Goldberg: I surmised that he is, psychologically, a very healthy person. Because he’s been basically trapped in this complex. Every day brings new information about nightmares that are happening across this country. He can only deploy so many soldiers, and the army is only so effective. It can’t defend everything at once. He’s having endless Zoom conversations and phone conversations with people he has to repeat himself to. He doesn’t have his family near him for obvious security reasons. It’s a miserable life.
And I got the feeling—and this is more of a vibe than an explicit conversation—but I have a feeling that he’s at peace with the fact that he’s a wartime leader. That he might never make it out of this place. But he’s not going to leave. And that somehow history has chosen him to be the leader and spokesman for his country. And so he’s just going to sit there and do the task. But he doesn’t get a lot of sleep. He doesn’t get a lot of rest. He doesn’t get any breaks.

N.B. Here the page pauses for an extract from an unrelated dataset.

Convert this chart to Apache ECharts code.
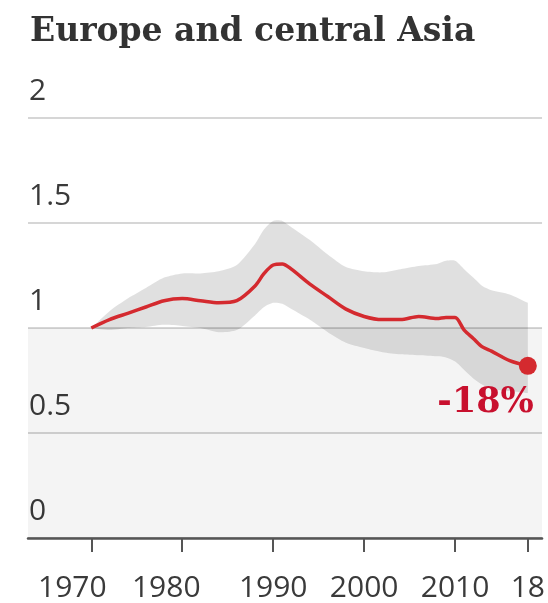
<!DOCTYPE html>
<html>
<head>
<meta charset="utf-8">
<script src="https://cdn.jsdelivr.net/npm/echarts@6/dist/echarts.min.js"></script>
<style>
html, body { margin: 0; padding: 0; background: #fff; }
#chart { width: 548px; height: 603px; }
</style>
</head>
<body>
<div id="chart"></div>
<script>
// index relative to 1970, with uncertainty band
let years = [1970, 1972, 1974, 1976, 1978, 1980, 1982, 1984, 1986, 1988, 1989, 1990, 1991, 1992, 1994,
             1996, 1998, 2000, 2002, 2004, 2006, 2008, 2009, 2010, 2011, 2012, 2013, 2014, 2016, 2018];
let index = [1.00, 1.04, 1.07, 1.10, 1.13, 1.14, 1.13, 1.12, 1.13, 1.20, 1.26, 1.30, 1.305, 1.28, 1.21,
             1.15, 1.09, 1.055, 1.04, 1.04, 1.055, 1.045, 1.05, 1.05, 0.99, 0.95, 0.91, 0.89, 0.845, 0.82];
let upper = [1.00, 1.08, 1.14, 1.19, 1.24, 1.26, 1.26, 1.27, 1.30, 1.40, 1.47, 1.51, 1.51, 1.48, 1.42,
             1.35, 1.29, 1.27, 1.265, 1.28, 1.295, 1.305, 1.32, 1.32, 1.28, 1.24, 1.20, 1.18, 1.16, 1.12];
let lower = [1.00, 0.99, 1.00, 1.005, 1.015, 1.01, 1.00, 0.98, 0.99, 1.06, 1.10, 1.12, 1.115, 1.09, 1.04,
             0.98, 0.93, 0.905, 0.885, 0.875, 0.87, 0.865, 0.86, 0.84, 0.80, 0.76, 0.73, 0.71, 0.70, 0.69];
let xTicks = [1970, 1980, 1990, 2000, 2010, 2018];

window.onload = function() {
    drawChart();
}

function drawChart() {
    var dom = document.getElementById('chart');
    var myChart = echarts.init(dom, null, { renderer: 'canvas' });
    let lastYear = years[years.length - 1];
    let lastVal = index[index.length - 1];
    let bandData = years.map((y, i) => [y, lower[i], upper[i]]);
    let lineData = years.map((y, i) => [y, index[i]]);
    let sans = '"Open Sans", "Noto Sans", sans-serif';
    let serif = '"DejaVu Serif", serif';

    let option = {
        animation: false,
        title: {
            text: 'Europe and central Asia',
            left: 25,
            top: 11,
            textStyle: { fontFamily: serif, fontWeight: 'bold', fontSize: 33, color: '#333' }
        },
        grid: { left: 28, right: 3, top: 118, bottom: 63 },
        xAxis: {
            type: 'value',
            min: 1963.04,
            max: 2019.56,
            splitLine: { show: false },
            axisLine: { lineStyle: { color: '#555', width: 2.5 } },
            axisTick: { customValues: xTicks, length: 14, lineStyle: { color: '#555', width: 2 } },
            axisLabel: {
                customValues: xTicks,
                margin: 35,
                fontFamily: sans,
                fontSize: 30,
                color: '#3a3a3a',
                formatter: function(v) {
                    let s = v == 2018 ? '18' : String(v);
                    if (v == 1970) return '{a|' + s + '}';
                    if (v == 1980) return '{b|' + s + '}';
                    return s;
                },
                rich: {
                    a: { fontFamily: sans, fontSize: 30, color: '#3a3a3a', padding: [0, 38, 0, 0] },
                    b: { fontFamily: sans, fontSize: 30, color: '#3a3a3a', padding: [0, 32, 0, 0] }
                }
            }
        },
        yAxis: {
            type: 'value',
            min: 0,
            max: 2,
            interval: 0.5,
            axisLine: { show: false },
            axisTick: { show: false },
            splitLine: { lineStyle: { color: '#d6d6d6', width: 2 } },
            axisLabel: {
                inside: true,
                margin: 1,
                align: 'left',
                verticalAlign: 'bottom',
                padding: [0, 0, 12, 0],
                fontFamily: sans,
                fontSize: 30,
                color: '#3a3a3a'
            }
        },
        series: [
            {
                type: 'custom',
                silent: true,
                z: 2,
                data: bandData,
                renderItem: function(params, api) {
                    if (params.dataIndex !== 0) return null;
                    let top = bandData.map(d => api.coord([d[0], d[2]]));
                    let bot = bandData.slice().reverse().map(d => api.coord([d[0], d[1]]));
                    // repeat the end points so the corners stay sharp
                    let pts = [top[0]].concat(top, [top[top.length - 1], bot[0]], bot, [bot[bot.length - 1]]);
                    return {
                        type: 'polygon',
                        shape: { points: pts, smooth: 0.25 },
                        style: { fill: 'rgba(0,0,0,0.12)' }
                    };
                },
                markArea: {
                    silent: true,
                    itemStyle: { color: 'rgba(0,0,0,0.045)' },
                    data: [[{ yAxis: 0 }, { yAxis: 1 }]]
                }
            },
            {
                type: 'line',
                z: 5,
                data: lineData,
                smooth: 0.3,
                symbol: 'none',
                lineStyle: { color: '#d42a2f', width: 3.5 }
            },
            {
                type: 'scatter',
                z: 6,
                data: [[lastYear, lastVal]],
                symbolSize: 18,
                itemStyle: { color: '#d42a2f', opacity: 1 },
                label: {
                    show: true,
                    position: 'bottom',
                    align: 'right',
                    distance: 11,
                    offset: [6, 0],
                    fontFamily: serif,
                    fontWeight: 'bold',
                    fontSize: 35,
                    color: '#c8102e',
                    formatter: function() {
                        return Math.round((lastVal - 1) * 100) + '%';
                    }
                }
            }
        ]
    };
    if (option && typeof option === "object") {
        myChart.setOption(option, true);
    }
}
</script>
</body>
</html>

But he made the most important decision he probably has made in his life, at least as a public figure, by not running away in the first days. We all remember Ashraf Ghani: the president of Afghanistan who got the hell out of Dodge right as the Taliban was at the gates of Kabul. And Ashraf Ghani has to live with himself forever with that decision.
And no matter what happens in the future, Zelensky should be remembered for his decision to stay. And stand with his people. And stand with his country. That was an act of supreme bravery. There were a lot of people in Europe and America telling him to get out. Obviously the CIA and other agencies had figured out ways to move him out of the country if they had to. And he stayed.
Applebaum: We spent about an hour and a half with Zelensky, and then about an hour and a half with Andrii Yermak, his chief of staff. And so, by the time that was done, it was very late. The presidential administration building was totally empty, and we had the same scene as before, with people leading us out through the darkened stairways with flashlights.
Goldberg: There was one street-cleaning vehicle going down the road, I remember, which is incongruous because it was the only vehicle and it was a street cleaner. Which shows that they’re still trying to maintain some level of order and safety and cleanliness. But it was very interesting to walk out into that kind of absolute quiet, absolute dark.
And it made me think of Zelensky in his bunker, alone with his thoughts. Eventually, everybody has to go to sleep for at least a couple of hours. And then he sits there. And I wonder what that’s like, thinking: What will tomorrow bring?